In that instance, Cooper was colliding with an immovable obstacle: widespread American familiarity with a different pronunciation of "Cooper." He would have had to confront the Cooh-per bloc in his every passing interaction, and it's easy enough to understand why he might have abandoned the fight and accepted all pronunciations. Harris, meanwhile, faces no analogous obstacle with "Kamala." Very few potential voters would have met any Kamalas before encountering her. When she rose to national prominence, most Americans were hearing the name for the first time, and they arrived with a decent grasp on the English word "come." I would love to know the full arc of Harris's lifetime pronunciation journey, as the present version strikes me as unorthodox without fully optimizing for American convenience, either. What needle was she looking to thread? "It's sort of weird to get up on the cross about people mispronouncing your name, but then give them this semi-anglicized, or semi-whatever, name," Ramesh pointed out in our interview. Maybe she just likes the way it sounds. If I had to float a theory: This alternate pronunciation allows her name to rhyme with her late mother's name, Shyamala, in a way that the "authentic" pronunciation of Kamala would not.
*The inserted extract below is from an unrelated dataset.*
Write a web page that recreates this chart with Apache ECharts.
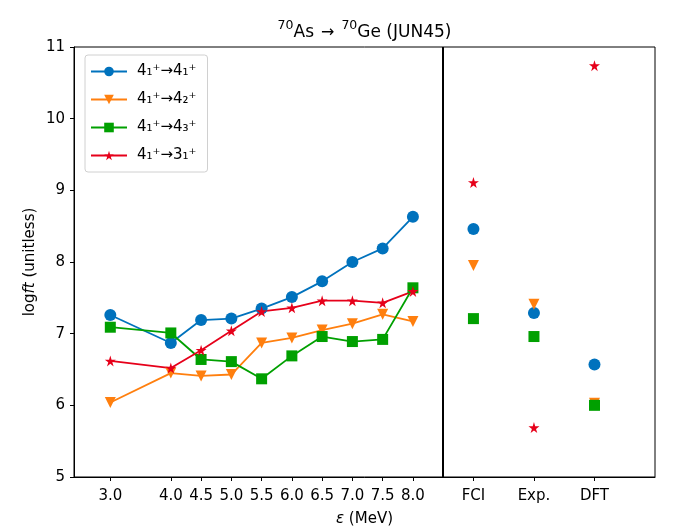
<!DOCTYPE html>
<html>
<head>
<meta charset="utf-8">
<script src="https://cdn.jsdelivr.net/npm/echarts@6/dist/echarts.min.js"></script>
<style>
  html, body { margin: 0; padding: 0; background: #fff; }
  #main { width: 698px; height: 532px; }
</style>
</head>
<body>
<div id="main"></div>
<script>
// energy cut values (MeV)
var eps = [3.0, 4.0, 4.5, 5.0, 5.5, 6.0, 6.5, 7.0, 7.5, 8.0];
// reference methods, placed at x = 9, 10, 11
var refNames = ['FCI', 'Exp.', 'DFT'];
var refPos = [9, 10, 11];

var names = ['4₁⁺→4₁⁺', '4₁⁺→4₂⁺', '4₁⁺→4₃⁺', '4₁⁺→3₁⁺'];
var colors = ['#0072bd', '#ff7f0e', '#00a000', '#e6001a'];

// log ft vs epsilon
var s41 = [7.26, 6.87, 7.19, 7.21, 7.35, 7.51, 7.73, 8.00, 8.19, 8.63];
var s42 = [6.04, 6.45, 6.41, 6.43, 6.87, 6.94, 7.05, 7.14, 7.27, 7.17];
var s43 = [7.09, 7.01, 6.64, 6.61, 6.37, 6.69, 6.96, 6.89, 6.92, 7.64];
var s31 = [6.62, 6.52, 6.77, 7.04, 7.31, 7.36, 7.46, 7.46, 7.43, 7.59];

// FCI, Exp., DFT
var r41 = [8.46, 7.29, 6.57];
var r42 = [7.95, 7.41, 6.03];
var r43 = [7.21, 6.96, 6.00];
var r31 = [9.11, 5.69, 10.74];

var xTicks = [3.0, 4.0, 4.5, 5.0, 5.5, 6.0, 6.5, 7.0, 7.5, 8.0, 9, 10, 11];

var star = 'path://M50,0 L61,35 L98,35 L68,57 L79,91 L50,70 L21,91 L32,57 L2,35 L39,35 Z';
var symbols = ['circle', 'triangle', 'rect', star];
var rotates = [0, 180, 0, 0];
var sizes = [12, 11, 11, 11];

var lineData = [s41, s42, s43, s31];
var refData = [r41, r42, r43, r31];

function pairs(xs, ys) {
  var out = [];
  for (var i = 0; i < xs.length; i++) out.push([xs[i], ys[i]]);
  return out;
}

var series = [];
for (var k = 0; k < 4; k++) {
  series.push({
    name: names[k],
    type: 'line',
    data: pairs(eps, lineData[k]),
    symbol: symbols[k],
    symbolRotate: rotates[k],
    symbolSize: sizes[k],
    showAllSymbol: true,
    color: colors[k],
    lineStyle: { width: 1.8 },
    itemStyle: { color: colors[k] },
    animation: false,
    z: 3
  });
}
for (var k = 0; k < 4; k++) {
  series.push({
    name: 'ref' + k,
    type: 'scatter',
    data: pairs(refPos, refData[k]),
    symbol: symbols[k],
    symbolRotate: rotates[k],
    symbolSize: sizes[k],
    itemStyle: { color: colors[k], opacity: 1 },
    animation: false,
    z: 3
  });
}
// divider between the epsilon scan and the reference values
series[0].markLine = {
  silent: true,
  symbol: 'none',
  label: { show: false },
  lineStyle: { color: '#000', width: 2, type: 'solid' },
  data: [{ xAxis: 8.5 }]
};

var font = 'DejaVu Sans';
var chart = echarts.init(document.getElementById('main'));
chart.setOption({
  backgroundColor: '#fff',
  animation: false,
  textStyle: { fontFamily: font },
  grid: {
    left: 74, right: 43, top: 47, bottom: 55,
    show: true, borderColor: '#000', borderWidth: 1
  },
  graphic: [{
    type: 'text',
    x: 364.5, y: 19,
    style: {
      text: '{s|70}{n|As}{a|→}{s|70}{n|Ge (JUN45)}',
      textAlign: 'center',
      fill: '#000',
      rich: {
        n: { fontFamily: font, fontSize: 17, color: '#000', lineHeight: 22, verticalAlign: 'bottom' },
        a: { fontFamily: font, fontSize: 16, color: '#000', lineHeight: 22, verticalAlign: 'bottom', padding: [0, 7, 0, 7] },
        s: { fontFamily: font, fontSize: 12.5, color: '#000', lineHeight: 22, verticalAlign: 'top' }
      }
    }
  }],
  legend: {
    data: names,
    orient: 'vertical',
    left: 85, top: 55,
    itemWidth: 36, itemHeight: 12,
    itemGap: 13,
    padding: [9, 11, 9, 5],
    borderColor: '#d0d0d0',
    borderWidth: 1,
    borderRadius: 3,
    backgroundColor: 'rgba(255,255,255,0.8)',
    textStyle: { fontFamily: font, fontSize: 15, color: '#000', padding: [0, 0, 0, 5] }
  },
  xAxis: {
    type: 'value',
    min: 2.4, max: 12,
    name: '{i|ε}{n| (MeV)}',
    nameLocation: 'middle',
    nameGap: 35,
    nameTextStyle: {
      rich: {
        i: { fontFamily: font, fontStyle: 'italic', fontSize: 15, color: '#000' },
        n: { fontFamily: font, fontSize: 15, color: '#000' }
      }
    },
    axisLine: { lineStyle: { color: '#000' } },
    axisTick: { show: true, inside: false, length: 4, customValues: xTicks, lineStyle: { color: '#000' } },
    axisLabel: {
      customValues: xTicks,
      color: '#000', fontSize: 15, margin: 12,
      formatter: function (v) {
        var i = refPos.indexOf(v);
        return i >= 0 ? refNames[i] : v.toFixed(1);
      }
    },
    splitLine: { show: false }
  },
  yAxis: {
    type: 'value',
    min: 5, max: 11, interval: 1,
    name: '{n|log}{i|ft}{n| (unitless)}',
    nameLocation: 'middle',
    nameGap: 36,
    nameMoveOverlap: false,
    nameRotate: 90,
    nameTextStyle: {
      rich: {
        i: { fontFamily: font, fontStyle: 'italic', fontSize: 15, color: '#000' },
        n: { fontFamily: font, fontSize: 15, color: '#000' }
      }
    },
    axisLine: { show: true, lineStyle: { color: '#000' } },
    axisTick: { show: true, inside: false, length: 4, lineStyle: { color: '#000' } },
    axisLabel: { color: '#000', fontSize: 15, margin: 9 },
    splitLine: { show: false }
  },
  series: series
});
</script>
</body>
</html>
The twists and turns of this linguistic subplot have left me alone on this planet with this profoundly stupid thought: What if he randomly gets it right? What if, while seeking to alienate blood-and-soil Americans from the exotic and duplicitous Kamala Harris, Donald Trump shuffles through so many different versions of her name that he lands on the authentic pronunciation? "Come-a-la," he says on the debate stage, doing the accordion hands and constricting his voice to a squeak, aiming for derision but landing on a standard South Indian accent. What if that pronunciation catches on among the red-hatted masses, such that they and my grandma converge on the same vowel sounds? It's a demented vision, but also, somehow, a soothing one, showing how so much wrongness might inevitably produce a moment of tiny, unintentional rightness. I can only look on in disbelief as the monkeys bang out "Two households, both alike in dignity."